#### [TASK]
From the listing below, copy word for word every line starting at the one that includes "Generate a Python" and ending at the one that includes "plt.rcParams['font.family'] = ['Lato', 'DejaVu"; the pictures are omitted.

#### [MATERIALS PROVIDED]

## Start

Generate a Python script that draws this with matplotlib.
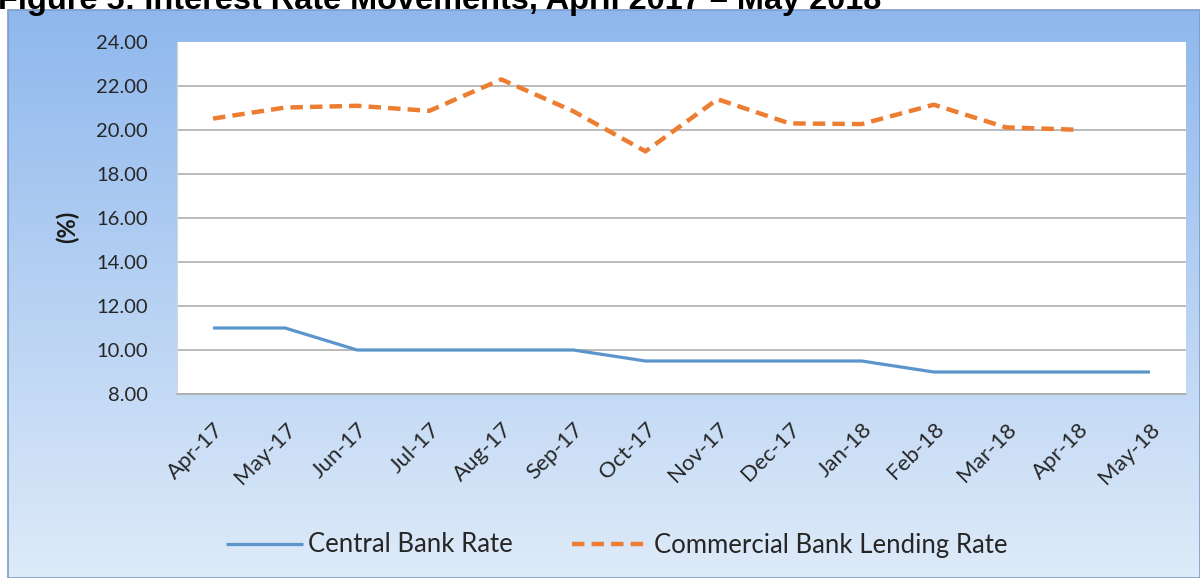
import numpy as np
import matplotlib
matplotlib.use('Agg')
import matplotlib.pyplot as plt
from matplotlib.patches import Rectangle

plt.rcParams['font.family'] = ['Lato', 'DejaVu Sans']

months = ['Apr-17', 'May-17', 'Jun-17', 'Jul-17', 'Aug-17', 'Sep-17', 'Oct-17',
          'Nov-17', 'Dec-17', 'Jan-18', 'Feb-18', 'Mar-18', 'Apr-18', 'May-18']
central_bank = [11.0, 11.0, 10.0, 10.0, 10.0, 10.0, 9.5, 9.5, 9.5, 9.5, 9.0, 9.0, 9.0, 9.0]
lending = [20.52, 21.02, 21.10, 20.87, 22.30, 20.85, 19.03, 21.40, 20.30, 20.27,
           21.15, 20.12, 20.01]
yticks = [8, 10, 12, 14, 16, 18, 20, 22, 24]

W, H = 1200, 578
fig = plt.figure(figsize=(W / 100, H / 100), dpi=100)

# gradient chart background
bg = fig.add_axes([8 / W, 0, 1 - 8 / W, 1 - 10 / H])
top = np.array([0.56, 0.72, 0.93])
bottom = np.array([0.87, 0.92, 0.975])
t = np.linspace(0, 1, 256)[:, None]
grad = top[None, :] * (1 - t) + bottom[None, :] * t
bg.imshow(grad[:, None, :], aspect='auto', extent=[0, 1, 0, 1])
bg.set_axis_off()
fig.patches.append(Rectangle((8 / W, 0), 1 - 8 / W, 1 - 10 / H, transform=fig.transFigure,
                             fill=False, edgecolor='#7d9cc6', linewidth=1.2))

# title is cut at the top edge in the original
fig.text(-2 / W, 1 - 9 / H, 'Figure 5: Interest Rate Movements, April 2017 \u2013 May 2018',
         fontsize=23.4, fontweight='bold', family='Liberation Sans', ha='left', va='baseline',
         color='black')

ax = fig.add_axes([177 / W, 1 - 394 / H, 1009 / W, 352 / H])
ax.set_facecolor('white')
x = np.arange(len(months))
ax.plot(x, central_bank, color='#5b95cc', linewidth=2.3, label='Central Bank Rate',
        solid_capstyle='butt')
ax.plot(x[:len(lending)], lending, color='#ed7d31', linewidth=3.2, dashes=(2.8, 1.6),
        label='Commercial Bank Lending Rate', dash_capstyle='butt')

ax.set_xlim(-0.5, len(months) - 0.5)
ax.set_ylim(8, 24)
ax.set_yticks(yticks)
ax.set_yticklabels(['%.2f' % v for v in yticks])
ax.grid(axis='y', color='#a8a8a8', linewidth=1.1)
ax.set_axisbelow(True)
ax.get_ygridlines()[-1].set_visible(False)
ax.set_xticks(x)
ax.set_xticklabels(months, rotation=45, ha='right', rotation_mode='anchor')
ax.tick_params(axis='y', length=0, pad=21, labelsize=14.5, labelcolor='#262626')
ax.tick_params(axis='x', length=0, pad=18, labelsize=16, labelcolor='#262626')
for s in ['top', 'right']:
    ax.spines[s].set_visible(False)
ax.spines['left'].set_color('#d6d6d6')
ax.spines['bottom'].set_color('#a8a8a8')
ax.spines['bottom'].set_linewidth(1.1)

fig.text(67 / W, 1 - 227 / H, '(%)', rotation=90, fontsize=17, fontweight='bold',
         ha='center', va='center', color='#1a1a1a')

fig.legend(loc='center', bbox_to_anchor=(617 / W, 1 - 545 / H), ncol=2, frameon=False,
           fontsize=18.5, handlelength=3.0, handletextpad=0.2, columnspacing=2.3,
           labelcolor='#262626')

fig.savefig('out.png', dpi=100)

## End
## Start

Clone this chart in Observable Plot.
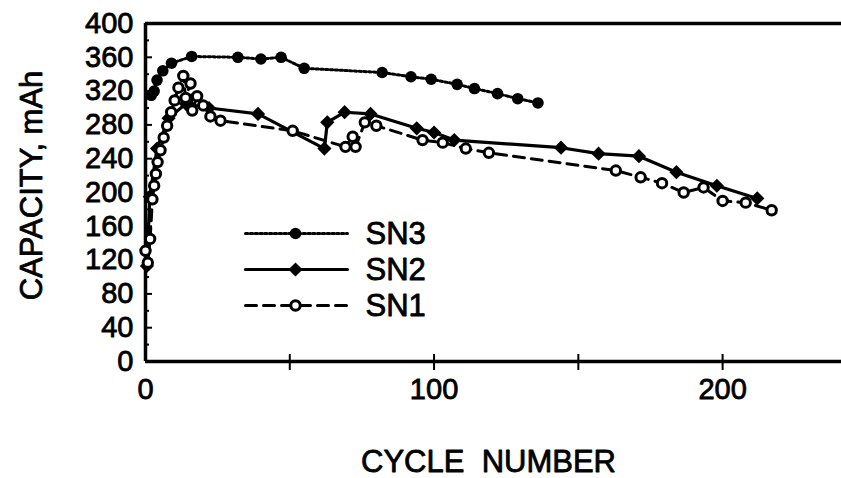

## End

#### [FINISHED TASK]
Generate a Python script that draws this with matplotlib.
import numpy as np
import matplotlib
matplotlib.use('Agg')
import matplotlib.pyplot as plt
from matplotlib.patches import Rectangle

plt.rcParams['font.family'] = ['Lato', 'DejaVu Sans']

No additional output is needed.